11. En conséquence, l'arrêt attaqué doit être annulé en ce qu'il a confirmé le jugement en tant qu'il avait déclaré Mme [C] irrecevable en sa contestation.

Portée et conséquences de l'annulation

12. Après avis donné aux parties, conformément à l'article 1015 du code de procédure civile, il est fait application des articles L. 411-3, alinéa 2, du code de l'organisation judiciaire et 627 du code de procédure civile.

13. L'intérêt d'une bonne administration de la justice justifie, en effet, que la cour de cassation statue au fond.

14. Il y a lieu de dire Mme [C] recevable en sa contestation sur le montant de la mise à prix des parts sociales saisies.

15. En application de l'article 624 du code de procédure civile, l'annulation du chef de dispositif de l'arrêt ayant déclaré Mme [C] irrecevable en sa contestation entraîne l'annulation du chef de dispositif déclarant Mme [C] irrecevable en sa demande aux fins de mainlevée de la saisie de parts sociales qui s'y rattache par un lien de dépendance nécessaire.
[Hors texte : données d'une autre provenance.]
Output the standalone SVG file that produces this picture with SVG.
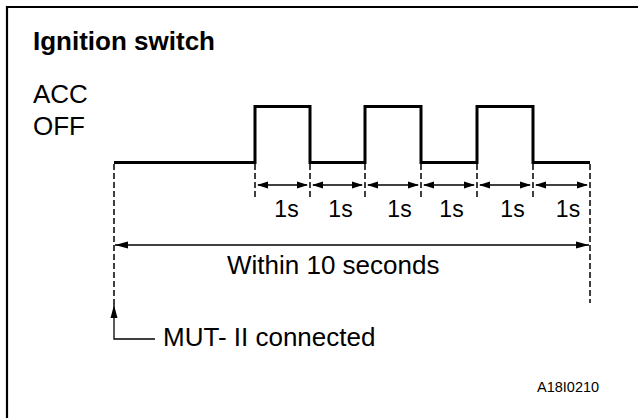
<svg xmlns="http://www.w3.org/2000/svg" width="638" height="418" viewBox="0 0 638 418">
<style>
text{font-family:"Liberation Sans",Arial,sans-serif;fill:#000}
.big{font-size:26px}
.sm{font-size:23px}
.wave{fill:none;stroke:#000;stroke-width:3;stroke-linejoin:miter}
.dash{fill:none;stroke:#000;stroke-width:1.5;stroke-dasharray:6 3}
.arr{fill:none;stroke:#000;stroke-width:1.3}
</style>
<defs>
<marker id="ah" markerUnits="userSpaceOnUse" markerWidth="12" markerHeight="10" refX="10" refY="4.5" orient="auto-start-reverse">
<path d="M0,1 L11,4.5 L0,8 Z" fill="#000"/>
</marker>
<marker id="ahL" markerUnits="userSpaceOnUse" markerWidth="14" markerHeight="10" refX="13" refY="4.5" orient="auto-start-reverse">
<path d="M0,1 L13,4.5 L0,8 Z" fill="#000"/>
</marker>
</defs>
<rect width="638" height="418" fill="#fff"/>
<path d="M7,430 V7 H650" fill="none" stroke="#000" stroke-width="2.2"/>
<g id="title"><text x="33" y="50" style="font-size:26px;font-weight:bold">Ignition switch</text></g>
<g id="labels">
<text class="big" x="33" y="103">ACC</text>
<text class="big" x="33" y="135">OFF</text>
</g>
<g id="waveform">
<path class="wave" d="M114,162.5 H255 V106.5 H310 V162.5 H365 V106.5 H421 V162.5 H477 V106.5 H533 V162.5 H590"/>
</g>
<g id="connectors">
<path class="dash" d="M255,164 V199 M310,164 V199 M365,164 V199 M421,164 V199 M477,164 V199 M533,164 V199"/>
<path class="dash" d="M590,164 V303"/>
<path class="dash" d="M114,164 V306"/>
<g class="arr" marker-start="url(#ah)" marker-end="url(#ah)">
<line x1="258" y1="185" x2="307" y2="185"/>
<line x1="313" y1="185" x2="362" y2="185"/>
<line x1="368" y1="185" x2="418" y2="185"/>
<line x1="424" y1="185" x2="474" y2="185"/>
<line x1="480" y1="185" x2="530" y2="185"/>
<line x1="536" y1="185" x2="587" y2="185"/>
</g>
<line class="arr" x1="115" y1="245" x2="589" y2="245" marker-start="url(#ahL)" marker-end="url(#ahL)"/>
<path class="arr" d="M155,339 H114 V305" marker-end="url(#ahL)"/>
</g>
<g id="durations">
<text class="sm" x="286.5" y="217" text-anchor="middle">1s</text>
<text class="sm" x="340.5" y="217" text-anchor="middle">1s</text>
<text class="sm" x="399.5" y="217" text-anchor="middle">1s</text>
<text class="sm" x="451.5" y="217" text-anchor="middle">1s</text>
<text class="sm" x="512.5" y="217" text-anchor="middle">1s</text>
<text class="sm" x="568" y="217" text-anchor="middle">1s</text>
</g>
<g id="within"><text class="big" x="227" y="274">Within 10 seconds</text></g>
<g id="mut"><text class="big" x="163" y="346">MUT- II connected</text></g>
<g id="code"><text x="537" y="392" style="font-size:14.5px">A18I0210</text></g>
</svg>
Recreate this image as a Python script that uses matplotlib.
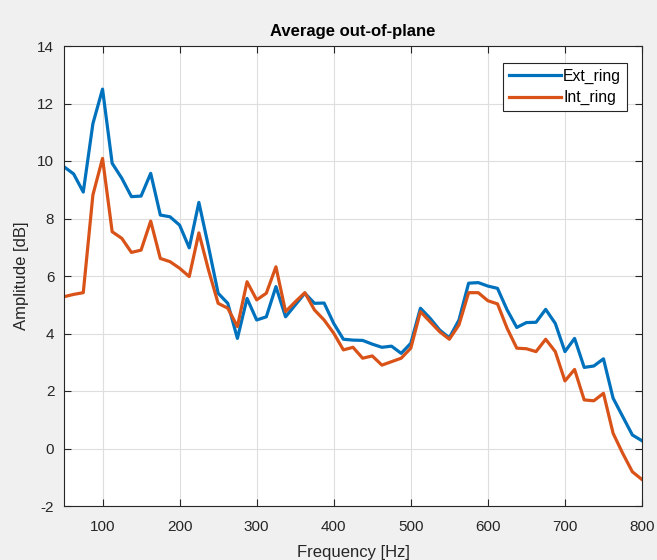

PAR CES MOTIFS, et sans qu'il y ait lieu de statuer sur l'autre grief du pourvoi, la Cour :

ANNULE, en toutes ses dispositions, l'arrêt rendu le 3 novembre 2022, entre les parties, par la cour d'appel de Bordeaux ;

DIT Mme [C] recevable en sa contestation sur le montant de la mise à prix des parts sociales saisies ;

Remet l'affaire et les parties dans l'état où elles se trouvaient avant cet arrêt et les renvoie devant la cour d'appel de Bordeaux autrement composée pour qu'il soit statué sur le bien-fondé des contestations et demandes.